SINGAPORE (Reuters) - Oil traders are chartering more ships and snapping up fuel oil storage tanks in and around Singapore, the world’s top bunkering port, to stock up cleaner fuel that will meet new shipping rules coming into force next year, industry sources said.
The move has pushed up lease rates for tank storage in Singapore and increased the number of supertankers floating in Singapore and Malaysian waters as traders store fuel months ahead, betting on a spike in prices for low-sulfur fuel oil (LSFO).
Under new International Maritime Organization rules aimed at curbing pollution, ships have to reduce the sulfur content of the fuel they burn to 0.5% from the current 3.5% from January 2020.
Storage tank rates for crude and fuel oil have risen nearly 20 percent since the start of the year to about S$5.00 to S$5.50 ($3.68 to $4.05) per cubic meter for a lease period of 6 to 12 months.
This compares with rates of about S$4.50 per cubic meter late last year to early this year, the sources said.
“Since April, the demand for low sulfur fuel oil has just gone up and our tanks are fully leased now,” said a source with a Singapore-based storage operator, declining to be named as they were not authorized to speak with media.
Three other storage operators also said their LSFO tanks were fully leased.
Companies storing the fuel on landed tanks include oil majors Exxon Mobil Corp, Chevron, BP, Repsol, Mitsui and Petrobras as well as commodity trader Petro Summit, they said. Companies typically do not comment on commercial matters.
Over the past two years, storage operators had been forced to reduce tank rates as some energy traders did not renew contracts or cut the amount of oil held in storage.
But the expected price rise for LSFO is boosting storage take-up. LSFO is currently priced off existing fuel oils, but will most likely be priced off more expensive marine gasoil, the nearest low-sulfur substitute, when the new rules kick in, said a Singapore-based trader.
“People are buying LSFO now on a fuel oil related basis, and they can sell it in 4Q 2019 or 1Q 2020 on a gasoil basis,” the trader said.
LSFO is being produced by blending with high sulfur fuel oil (HSFO), while refineries in Taiwan, South Korea some regions outside of Asia have also started producing LSFO.
The rules come into force on Jan. 1, but demand is expected to grow in coming months as shippers start testing new product and suppliers switch over stocks. Singapore sales of low-sulfur marine fuels hit a record high in June.
Onshore storage space is particularly constrained as traders and storage operators are clearing out tanks as they convert HSFO storage space to LSFO, the sources added.
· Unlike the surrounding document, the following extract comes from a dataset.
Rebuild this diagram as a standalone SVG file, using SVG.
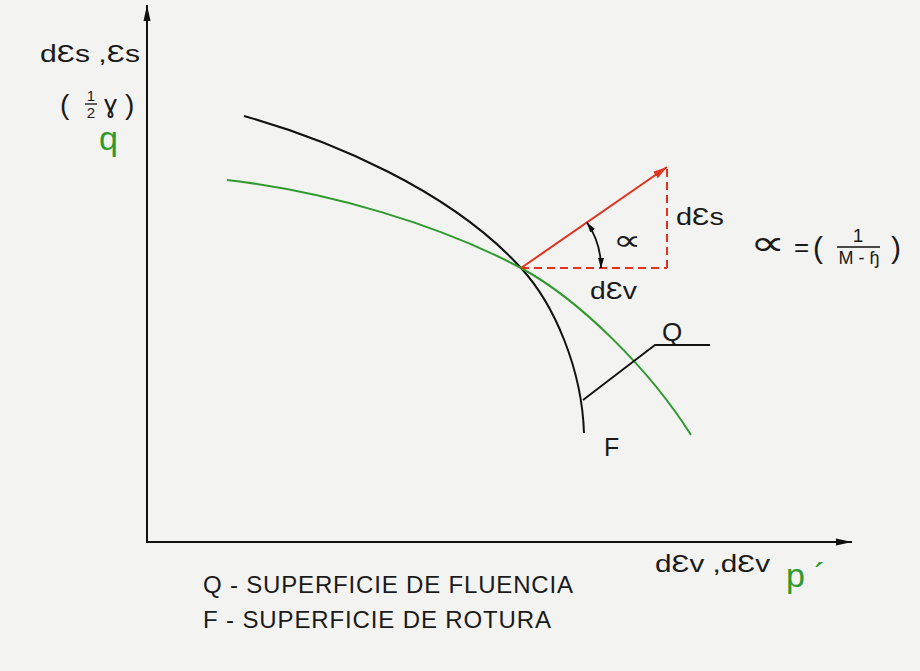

At least one operator is considering switching its clean tank for high-grade fuels to store fuel oil — an expensive process to reverse — provided it can sign a five-year commitment, a source familiar with the matter said.
The lack of space on onshore tanks, along with technical storage issues, has also prompted traders to store the oil product on very large crude carriers (VLCCs) off Singapore and Malaysia.
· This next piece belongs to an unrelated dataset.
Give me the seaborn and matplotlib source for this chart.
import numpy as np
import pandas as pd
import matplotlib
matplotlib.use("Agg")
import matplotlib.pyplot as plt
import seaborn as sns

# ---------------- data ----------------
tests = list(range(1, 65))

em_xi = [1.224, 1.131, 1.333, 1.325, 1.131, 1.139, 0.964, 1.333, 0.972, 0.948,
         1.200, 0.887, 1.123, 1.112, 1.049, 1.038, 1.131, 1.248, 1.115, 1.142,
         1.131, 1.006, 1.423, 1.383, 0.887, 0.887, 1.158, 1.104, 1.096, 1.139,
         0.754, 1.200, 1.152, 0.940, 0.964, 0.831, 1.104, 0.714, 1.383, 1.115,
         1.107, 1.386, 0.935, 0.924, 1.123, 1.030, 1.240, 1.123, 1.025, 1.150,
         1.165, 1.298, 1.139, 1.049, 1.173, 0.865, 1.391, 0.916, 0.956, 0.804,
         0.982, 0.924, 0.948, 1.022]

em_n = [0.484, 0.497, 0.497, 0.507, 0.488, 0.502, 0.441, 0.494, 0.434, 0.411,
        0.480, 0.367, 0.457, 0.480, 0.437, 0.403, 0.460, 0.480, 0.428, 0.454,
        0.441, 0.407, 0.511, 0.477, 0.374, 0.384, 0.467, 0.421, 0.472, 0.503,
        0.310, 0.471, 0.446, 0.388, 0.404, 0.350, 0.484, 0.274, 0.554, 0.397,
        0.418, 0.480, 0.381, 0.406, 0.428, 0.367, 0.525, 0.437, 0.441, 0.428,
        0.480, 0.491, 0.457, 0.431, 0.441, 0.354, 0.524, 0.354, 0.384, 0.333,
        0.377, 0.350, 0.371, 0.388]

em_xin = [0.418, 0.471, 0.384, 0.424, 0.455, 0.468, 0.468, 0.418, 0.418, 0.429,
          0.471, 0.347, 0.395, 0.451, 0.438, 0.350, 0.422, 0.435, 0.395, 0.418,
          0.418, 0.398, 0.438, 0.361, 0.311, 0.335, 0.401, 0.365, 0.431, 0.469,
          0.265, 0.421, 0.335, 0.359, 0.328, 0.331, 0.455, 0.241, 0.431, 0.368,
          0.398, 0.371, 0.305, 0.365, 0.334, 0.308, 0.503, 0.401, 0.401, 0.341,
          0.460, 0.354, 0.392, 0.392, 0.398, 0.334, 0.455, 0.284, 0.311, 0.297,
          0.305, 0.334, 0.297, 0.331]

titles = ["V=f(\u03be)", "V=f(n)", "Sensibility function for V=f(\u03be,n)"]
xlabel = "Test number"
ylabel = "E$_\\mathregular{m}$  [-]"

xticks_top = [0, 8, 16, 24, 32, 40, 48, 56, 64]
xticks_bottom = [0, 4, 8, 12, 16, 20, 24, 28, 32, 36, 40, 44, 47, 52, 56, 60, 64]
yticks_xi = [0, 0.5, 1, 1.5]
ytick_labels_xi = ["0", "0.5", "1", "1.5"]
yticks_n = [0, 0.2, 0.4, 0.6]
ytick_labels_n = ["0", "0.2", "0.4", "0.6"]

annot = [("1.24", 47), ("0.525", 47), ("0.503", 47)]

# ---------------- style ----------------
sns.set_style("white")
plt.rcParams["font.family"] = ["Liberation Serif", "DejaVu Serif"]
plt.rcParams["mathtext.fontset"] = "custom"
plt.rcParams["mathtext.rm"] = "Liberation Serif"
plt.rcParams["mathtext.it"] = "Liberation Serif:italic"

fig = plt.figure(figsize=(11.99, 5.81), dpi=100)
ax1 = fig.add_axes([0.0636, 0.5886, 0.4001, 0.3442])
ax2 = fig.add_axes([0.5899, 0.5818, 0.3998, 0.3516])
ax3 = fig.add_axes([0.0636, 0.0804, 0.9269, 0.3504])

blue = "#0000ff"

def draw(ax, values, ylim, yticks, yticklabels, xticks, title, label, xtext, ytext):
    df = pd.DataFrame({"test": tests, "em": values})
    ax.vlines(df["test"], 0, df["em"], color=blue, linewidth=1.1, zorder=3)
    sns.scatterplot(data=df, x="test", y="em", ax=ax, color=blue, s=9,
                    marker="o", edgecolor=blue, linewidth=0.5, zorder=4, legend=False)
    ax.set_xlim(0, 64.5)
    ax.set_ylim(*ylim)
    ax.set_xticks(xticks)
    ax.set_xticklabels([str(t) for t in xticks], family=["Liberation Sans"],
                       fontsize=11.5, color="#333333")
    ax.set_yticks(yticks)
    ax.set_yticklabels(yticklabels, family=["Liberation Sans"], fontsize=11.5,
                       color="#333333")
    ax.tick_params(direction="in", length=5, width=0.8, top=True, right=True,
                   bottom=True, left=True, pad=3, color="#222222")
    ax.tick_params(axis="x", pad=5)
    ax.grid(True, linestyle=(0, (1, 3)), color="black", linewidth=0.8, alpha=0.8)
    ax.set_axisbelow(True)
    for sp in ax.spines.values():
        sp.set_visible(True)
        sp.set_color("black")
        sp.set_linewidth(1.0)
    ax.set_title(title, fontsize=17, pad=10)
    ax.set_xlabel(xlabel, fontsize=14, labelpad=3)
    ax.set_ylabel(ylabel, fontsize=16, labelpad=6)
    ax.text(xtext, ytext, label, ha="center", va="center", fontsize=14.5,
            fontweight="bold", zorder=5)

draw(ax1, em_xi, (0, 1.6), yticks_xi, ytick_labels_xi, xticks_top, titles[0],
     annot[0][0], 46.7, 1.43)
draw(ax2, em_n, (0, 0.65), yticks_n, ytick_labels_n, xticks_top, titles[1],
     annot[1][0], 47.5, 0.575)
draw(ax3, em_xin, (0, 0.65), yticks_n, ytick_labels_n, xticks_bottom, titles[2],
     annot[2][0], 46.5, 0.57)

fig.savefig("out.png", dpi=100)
“There are about 14 VLCCs storing fuel oil in Singapore, based on our records ...(I) would expect to see greater volumes and more vessels added to the region in the next few months as Jan 2020 approaches,” said Serena Huang, senior market analyst at oil analytics firm Vortexa.
Traders and shipbrokers estimated there are at least 10 to 15 VLCCs storing LSFO and its blending components with another handful of similar-sized tankers storing a mix of LSFO and HSFO in their tanks.